Wenn schon pendeln, dann richtig

Rechnet man das ganze Ungemach zusammen und bedenkt die verschwendete Arbeitszeit, liegt es auf der Hand: So kann es nicht weiter gehen! Die Lösung dagegen ist bestechend einfach,  zumal von der Routine der Pendler ausgegangen werden kann. Man setze die Berufstelefonierer an das eine Ende des Wagens, das Entgegengesetzte ist den Power-Nappern vorbehalten. Da auch alle Lernbegierigen Ruhe schätzen, sollten diese die nächsten Sitze einnehmen. Dabei ist darauf zu achten, dass sich Laptopbesitzer und andere verkabelten Gerätebenutzer nahe der Steckdosen niederlassen. So werden unnötige Verwirrungen vermieden, die wiederum Zeitverlust generieren könnten.

Die handarbeitenden Mitreisenden bilden die nächste geschlossene Gruppe, so bleiben allfällige Arbeitsunfälle sozusagen in der Familie. Zum anderen können Erfahrungen ungezwungener ausgetauscht werden. Die Unterhaltungskünstler und Vielredner können problemlos durchmischt werden, Gesprächspausen lassen sich derart besser überbrücken.

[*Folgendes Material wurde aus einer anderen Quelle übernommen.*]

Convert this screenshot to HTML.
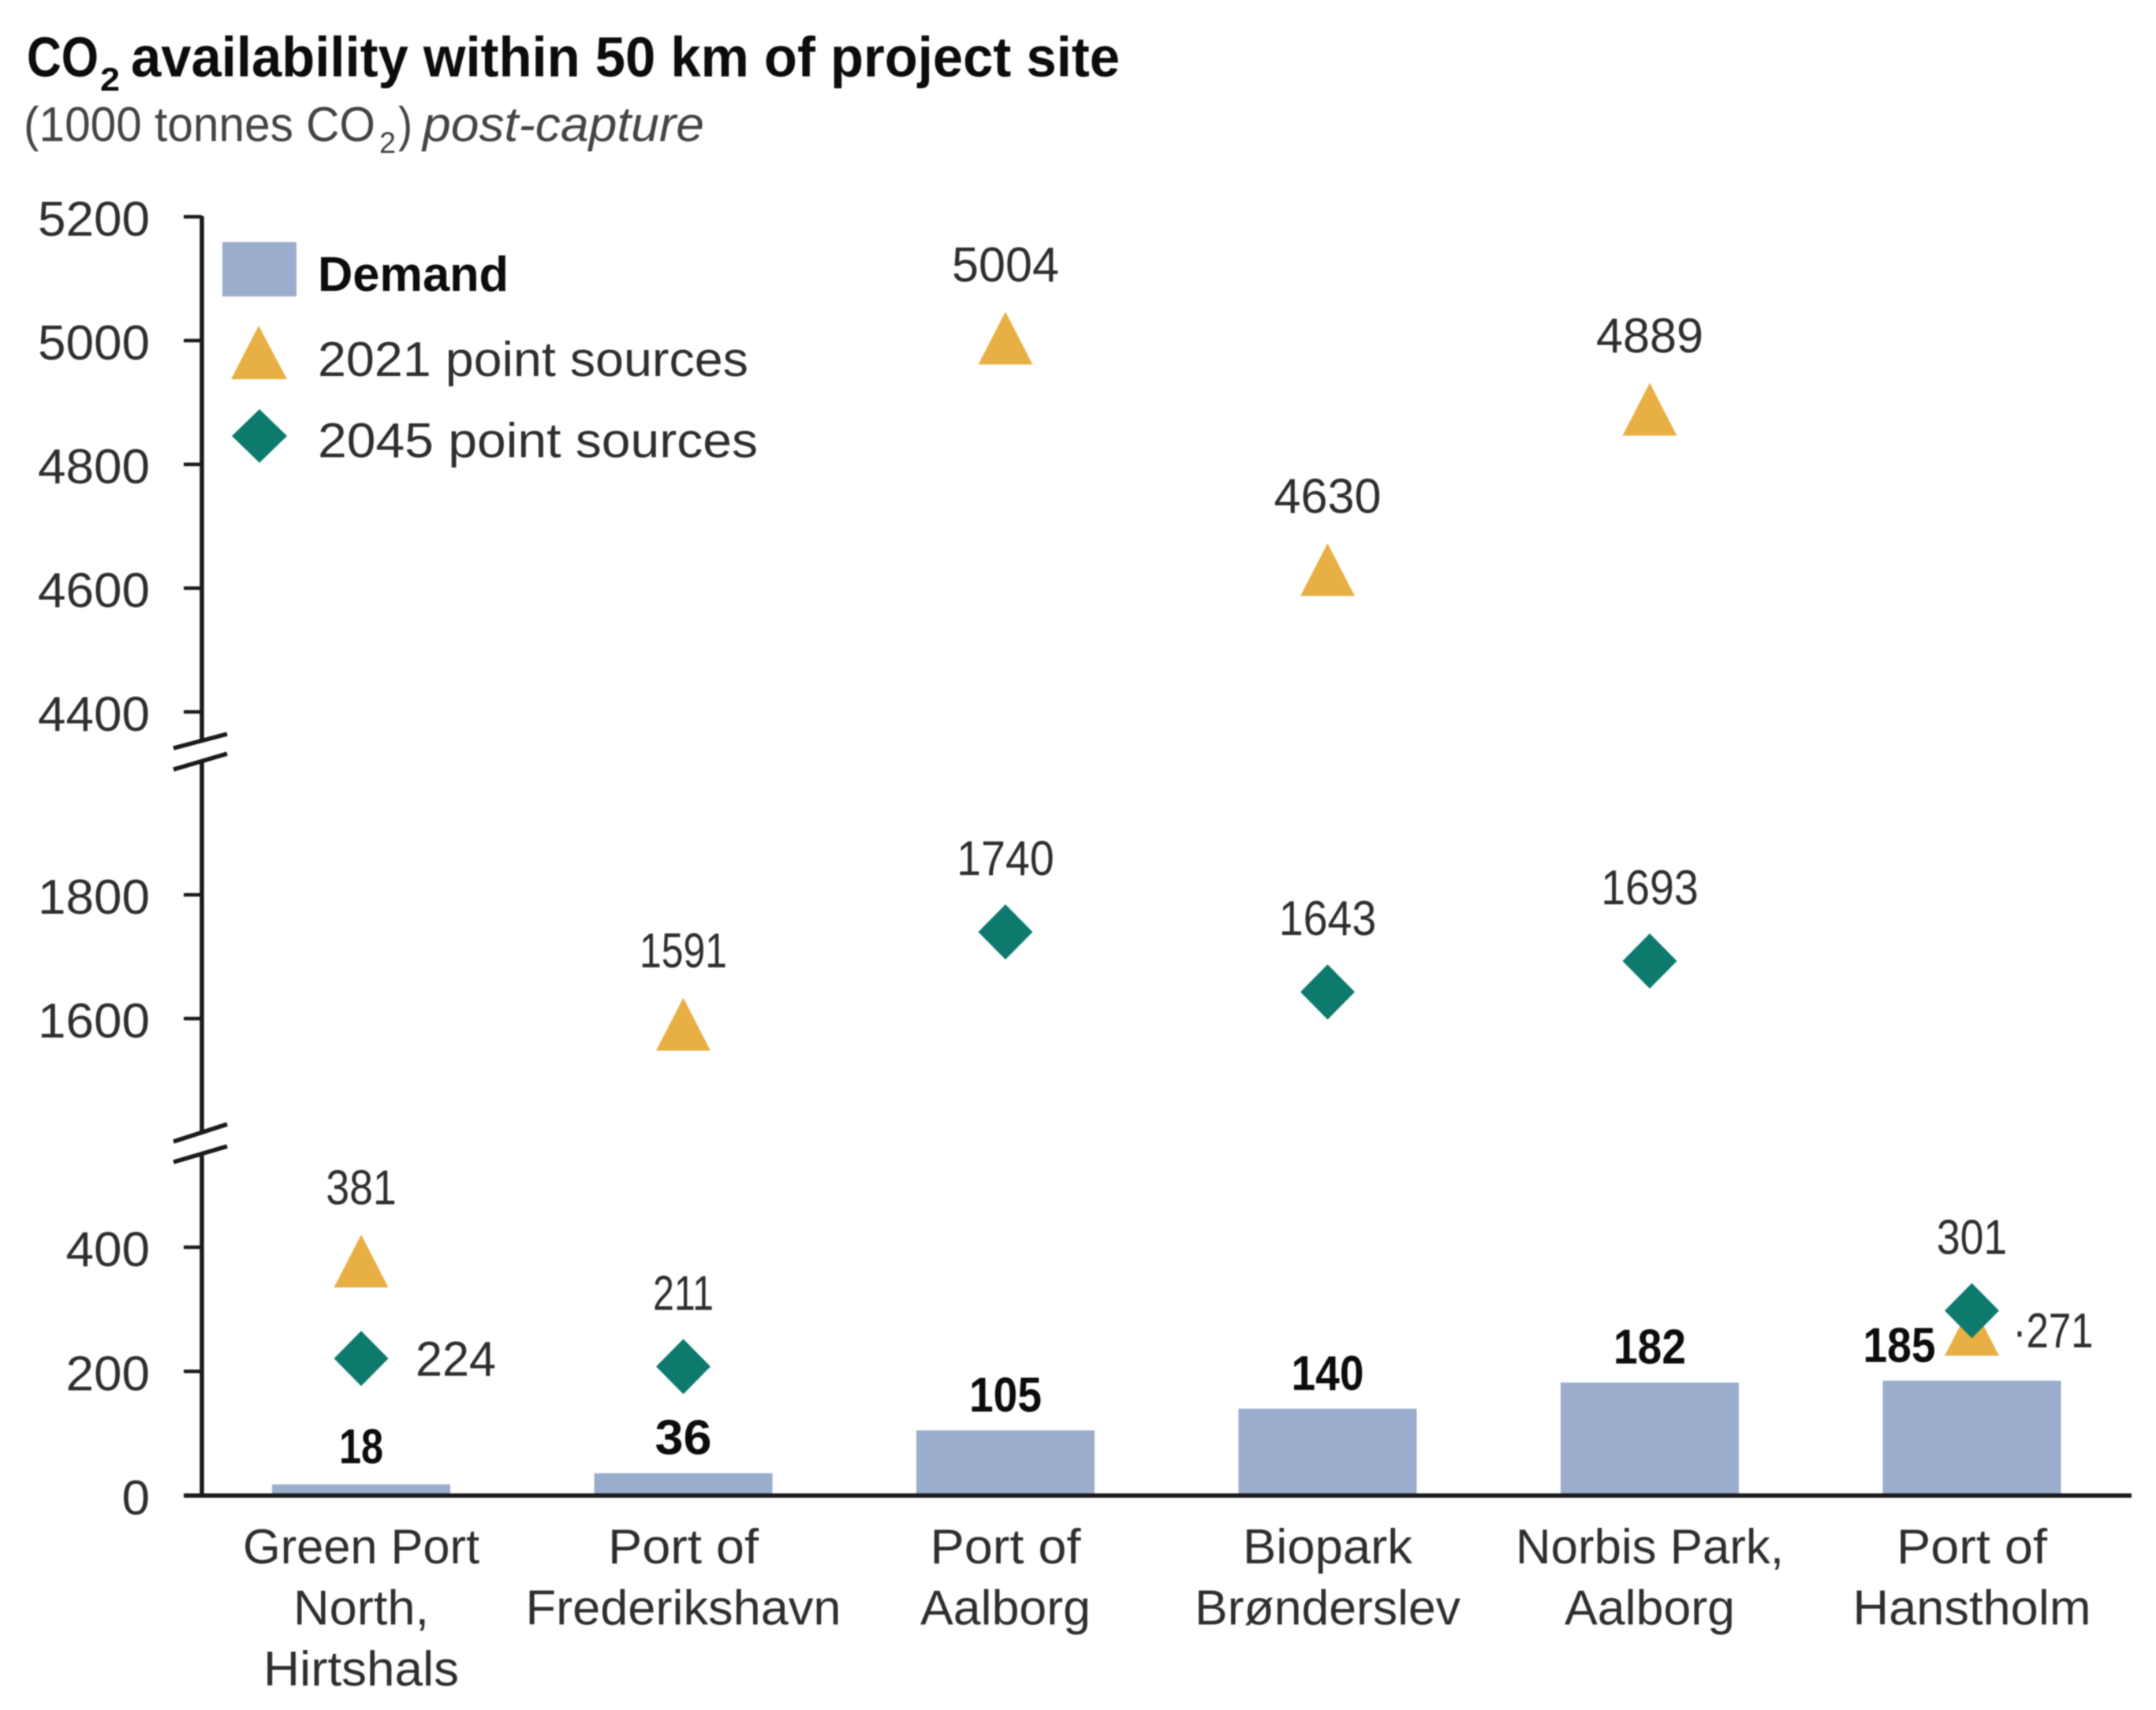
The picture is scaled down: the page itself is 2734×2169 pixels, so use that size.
<!DOCTYPE html>
<html lang="en">
<head>
<meta charset="utf-8">
<title>CO2 availability within 50 km of project site</title>
<style>
html,body{margin:0;padding:0;background:#fff;}
#chart{display:block;width:2734px;height:2169px;filter:blur(0.7px);}
text{font-family:"Liberation Sans",sans-serif;font-size:62px;fill:#2e2e2e;}
.bold{font-weight:700;fill:#0c0c0c;}
</style>
</head>
<body>
<svg id="chart" xmlns="http://www.w3.org/2000/svg" width="2734" height="2169" viewBox="0 0 2734 2169">
  <rect x="0" y="0" width="2734" height="2169" fill="#ffffff"/>

  <g>
    <text class="bold" x="34" y="97" style="font-size:71px" textLength="91" lengthAdjust="spacingAndGlyphs">CO</text>
    <text class="bold" x="127" y="115" style="font-size:42px" textLength="25" lengthAdjust="spacingAndGlyphs">2</text>
    <text class="bold" x="166" y="97" style="font-size:71px" textLength="1254" lengthAdjust="spacingAndGlyphs">availability within 50 km of project site</text>
  </g>
  <g>
    <text x="30" y="179" style="fill:#444" textLength="446" lengthAdjust="spacingAndGlyphs">(1000 tonnes CO</text>
    <text x="481" y="194" style="fill:#444;font-size:38px" textLength="21" lengthAdjust="spacingAndGlyphs">2</text>
    <text x="505" y="179" style="fill:#444" textLength="18" lengthAdjust="spacingAndGlyphs">)</text>
    <text x="536" y="179" style="fill:#444;font-style:italic" textLength="357" lengthAdjust="spacingAndGlyphs">post-capture</text>
  </g>

  <g id="bars"></g>

  <g stroke="#1a1a1a" stroke-width="5.5" fill="none">
    <line x1="256" y1="274" x2="256" y2="938"/>
    <line x1="256" y1="966" x2="256" y2="1435"/>
    <line x1="256" y1="1466" x2="256" y2="1897"/>
    <line x1="220" y1="949" x2="288" y2="931"/>
    <line x1="220" y1="976" x2="288" y2="956"/>
    <line x1="220" y1="1448" x2="288" y2="1426"/>
    <line x1="220" y1="1474" x2="288" y2="1454"/>
    <line x1="233" y1="1897" x2="2703" y2="1897"/>
  </g>
  <g id="ticks"></g>
  <g id="categories"></g>
  <g id="marks2021"></g>
  <g id="marks2045"></g>
  <g id="values"></g>

  <g>
    <g>
      <rect x="282" y="307" width="94" height="69" fill="#9badcc"/>
      <text class="bold" x="403" y="369" textLength="242" lengthAdjust="spacingAndGlyphs">Demand</text>
    </g>
    <g>
      <polygon points="328,413 364,481 293,481" fill="#e8b044"/>
      <text x="403" y="477" textLength="546" lengthAdjust="spacingAndGlyphs">2021 point sources</text>
    </g>
    <g>
      <polygon points="329,519 364,553 329,587 294,553" fill="#0e7a6e"/>
      <text x="403" y="580" textLength="558" lengthAdjust="spacingAndGlyphs">2045 point sources</text>
    </g>
  </g>
</svg>

<script>
// ---- chart data ----
const categories = [
  ['Green Port', 'North,', 'Hirtshals'],
  ['Port of', 'Frederikshavn'],
  ['Port of', 'Aalborg'],
  ['Biopark', 'Brønderslev'],
  ['Norbis Park,', 'Aalborg'],
  ['Port of', 'Hanstholm']
];
const demand = [18, 36, 105, 140, 182, 185];
const points2021 = [381, 1591, 5004, 4630, 4889, 271];
const points2045 = [224, 211, 1740, 1643, 1693, 301];
const tickLabels = [0, 200, 400, 1600, 1800, 4400, 4600, 4800, 5000, 5200];

// ---- axis functions ----
const SVG_NS = 'http://www.w3.org/2000/svg';
const X_START = 458;
const X_STEP = 408.5;
const BAR_WIDTH = 226;
const MARK_W = 69;
const MARK_H = 67;

function xPos(i) {
  return X_START + X_STEP * i;
}
function yPos(v) {
  if (v >= 3000) return 432 + (5000 - v) * 0.785;
  if (v >= 1000) return 1292 - (v - 1600) * 0.785;
  return 1897 - v * 0.7875;
}
function markY(v) {
  return yPos(v) + (v < 1000 ? 2.5 : 0);
}
function textWidth(s, bold) {
  let w = 0;
  for (const c of String(s)) {
    if (c === '1') w += bold ? 20 : 21.5;
    else w += bold ? 36 : 34;
  }
  return w;
}
function makeText(parent, str, x, y, anchor, width) {
  const t = document.createElementNS(SVG_NS, 'text');
  t.setAttribute('x', x);
  t.setAttribute('y', y);
  t.setAttribute('text-anchor', anchor);
  t.setAttribute('textLength', width);
  t.setAttribute('lengthAdjust', 'spacingAndGlyphs');
  t.textContent = str;
  parent.appendChild(t);
  return t;
}

// ---- ticks ----
const tickGroup = document.getElementById('ticks');
tickLabels.forEach(function (v) {
  const y = yPos(v);
  const line = document.createElementNS(SVG_NS, 'line');
  line.setAttribute('x1', 233);
  line.setAttribute('x2', 256);
  line.setAttribute('y1', y);
  line.setAttribute('y2', y);
  line.setAttribute('stroke', '#1a1a1a');
  line.setAttribute('stroke-width', 4.5);
  
  
  tickGroup.appendChild(line);
  const label = makeText(tickGroup, String(v), 190, y + 24, 'end', String(v).length * 35.5);
  
  
});

// ---- category labels ----
const categoryGroup = document.getElementById('categories');
const lineWidths = {
  'Green Port': 300, 'North,': 172, 'Hirtshals': 248, 'Port of': 191,
  'Frederikshavn': 400, 'Aalborg': 216, 'Biopark': 215, 'Brønderslev': 337,
  'Norbis Park,': 340, 'Hanstholm': 302
};
categories.forEach(function (lines, i) {
  lines.forEach(function (str, j) {
    const label = makeText(categoryGroup, str, xPos(i), 1983 + j * 77.5, 'middle', lineWidths[str]);
    
    
  });
});

// ---- demand bars ----
const barGroup = document.getElementById('bars');
const valueGroup = document.getElementById('values');
demand.forEach(function (v, i) {
  const top = yPos(v);
  const bar = document.createElementNS(SVG_NS, 'rect');
  bar.setAttribute('x', xPos(i) - BAR_WIDTH / 2);
  bar.setAttribute('y', top);
  bar.setAttribute('width', BAR_WIDTH);
  bar.setAttribute('height', 1897 - top);
  bar.setAttribute('fill', '#9badcc');
  
  
  barGroup.appendChild(bar);
  const shifted = i === demand.length - 1;
  const labelX = shifted ? xPos(i) - 92 : xPos(i);
  const label = makeText(valueGroup, String(v), labelX, top - (i === 0 ? 27 : 24), 'middle', textWidth(v, true));
  label.setAttribute('class', 'bold');
  
  
});

// ---- 2021 point sources (triangles) ----
const group2021 = document.getElementById('marks2021');
points2021.forEach(function (v, i) {
  const x = xPos(i);
  const y = markY(v);
  const tri = document.createElementNS(SVG_NS, 'polygon');
  tri.setAttribute('points',
    x + ',' + (y - MARK_H / 2) + ' ' +
    (x + MARK_W / 2) + ',' + (y + MARK_H / 2) + ' ' +
    (x - MARK_W / 2) + ',' + (y + MARK_H / 2));
  tri.setAttribute('fill', '#e8b044');
  
  
  group2021.appendChild(tri);
  let label;
  if (i === points2021.length - 1) {
    label = makeText(valueGroup, '·' + v, x + 52, y + 23, 'start', 102);
  } else {
    label = makeText(valueGroup, String(v), x, y - 72, 'middle', textWidth(v, false));
  }
  
  
});

// ---- 2045 point sources (diamonds) ----
const group2045 = document.getElementById('marks2045');
points2045.forEach(function (v, i) {
  const x = xPos(i);
  const y = markY(v);
  const dia = document.createElementNS(SVG_NS, 'polygon');
  dia.setAttribute('points',
    x + ',' + (y - 35) + ' ' +
    (x + MARK_W / 2) + ',' + y + ' ' +
    x + ',' + (y + 35) + ' ' +
    (x - MARK_W / 2) + ',' + y);
  dia.setAttribute('fill', '#0e7a6e');
  
  
  group2045.appendChild(dia);
  let label;
  if (i === 0) {
    label = makeText(valueGroup, String(v), x + 69, y + 22, 'start', textWidth(v, false));
  } else {
    label = makeText(valueGroup, String(v), x, y - 72, 'middle', textWidth(v, false));
  }
  
  
});
</script>
</body>
</html>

Für das Bahnpersonal sollte durch dieses leicht realisierbare Konzept kein Mehraufwand entstehen. Die Umsetzung muss möglicherweise länger eingeübt werden, doch dürfte der Nutzen diesen Aufwand mehr als rechtfertigen. Dabei sein war vielleicht früher alles. In der besten aller globalisierten Welten muss es heutzutage schon etwas effizienter sein. Ganz im Sinne unserer Leistungsgesellschaft arbeitet der Kluge dann noch mehr im Zuge.